Im Bodenfeld kommt die über Südwestfrankreich verlaufende Tiefdruckrinne nun
doch etwas weiter ostnordostwärts voran und kann mit dem Randtrog interagieren.
Morgens erfasst sie dann auch den westlichen Alpenraum und Südwestdeutschland.
Dabei beginnen die Modelle nun ziemlich auseinanderzulaufen, was sich
wettertechnisch aber wohl erst Mittwoch tagsüber so richtig bemerkbar macht. GFS
lässt die Rinne bereits etwas weiter nach Norden vorankommen und hat eine
intensivere Entwicklung auf der Agenda als die aktuellen ICON- und IFS-Läufe.
Wie auch immer - modellübergreifend setzen im Laufe der Nacht im Südwesten
Niederschläge ein, die sich auf quasi ganz Baden-Württemberg und auch auf den
Südwesten bzw. Süden Bayerns ausweiten und nordwärts eventuell noch das
Saarland, die Pfalz bzw. Südhessen erfassen können (nach GFS sogar noch Eifel
und Westerwald). Die Niederschläge beginnen - außer im äußersten Südwesten -
noch meistens als Schnee, mit zunehmend niedertroposphärischer Erwärmung (je
nach Modell morgens 0 bis +3 Grad in 850 hPa im äußersten Süden) gehen diese -
außer an der Nordflanke - meist in Regen über, eventuell gibt es aber auch
Regionen, wo sie gleich in flüssiger Phase einsetzen. Da gebietsweise mehr als 5
l/qm in 6 Stunden zu erwarten sind, könnte das eventuell auch eine
Glatteisregen-Unwetterlage zur Folge haben. Darüber und vor allem welche
Regionen davon betroffen sein werden, lässt sich aktuell aber nur spekulieren.
Dort, wo Schnee fällt, kommen einige Zentimeter Neuschnee zusammen, im
Schwarzwald in Staulagen eventuell auch bis zu 10 cm. Anzusprechen ist noch der
Wind, der in den Hochlagen der Alpen und des Schwarzwaldes in Böen eventuell
Sturmstärke aus Süd bis Südwest erreicht.
Im Norden und in der Mitte bleibt es dagegen wettertechnisch ruhig. Vor allem im
Norden ist es teilweise auch gering bewölkt, ansonsten macht sich die WLA doch
in Form dichterer hoher und mittelhoher Wolkenfelder bemerkbar. Somit ist es
fraglich, ob es irgendwo noch für strengen Frost reicht.
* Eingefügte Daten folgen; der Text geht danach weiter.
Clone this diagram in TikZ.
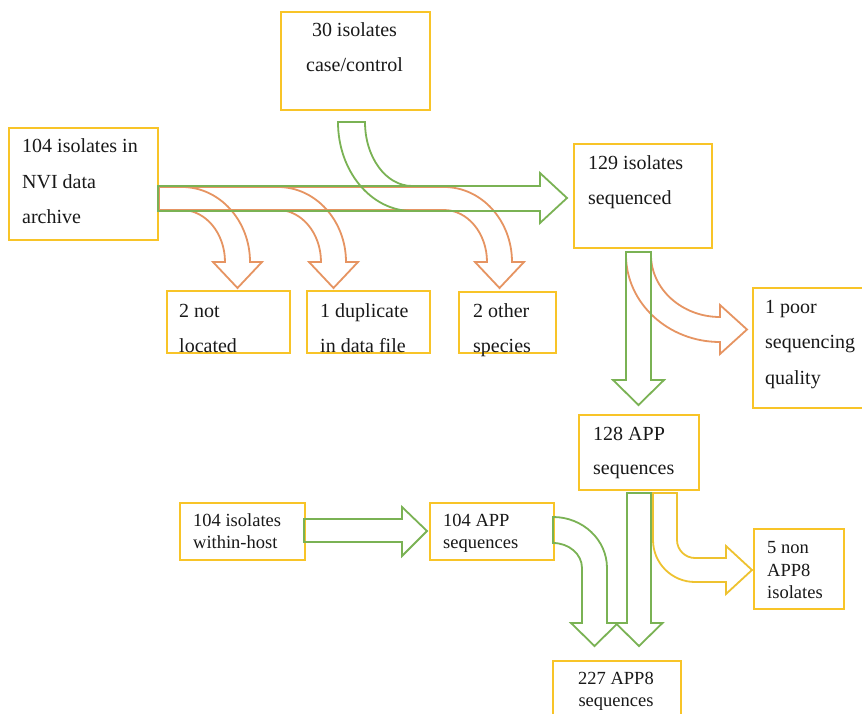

Leichten bis mäßigen
Frost gibt es aber nahezu überall.


Modellvergleich und -einschätzung
--------------------------------------------------------------
Bis auf die bereits im Text angesprochenen Differenzen ab der Nacht zum
Mittwoch, die aber erst in der Mittelfrist so richtig zum Tragen kommen, fahren
die Modelle eine weitgehend einheitliche Linie.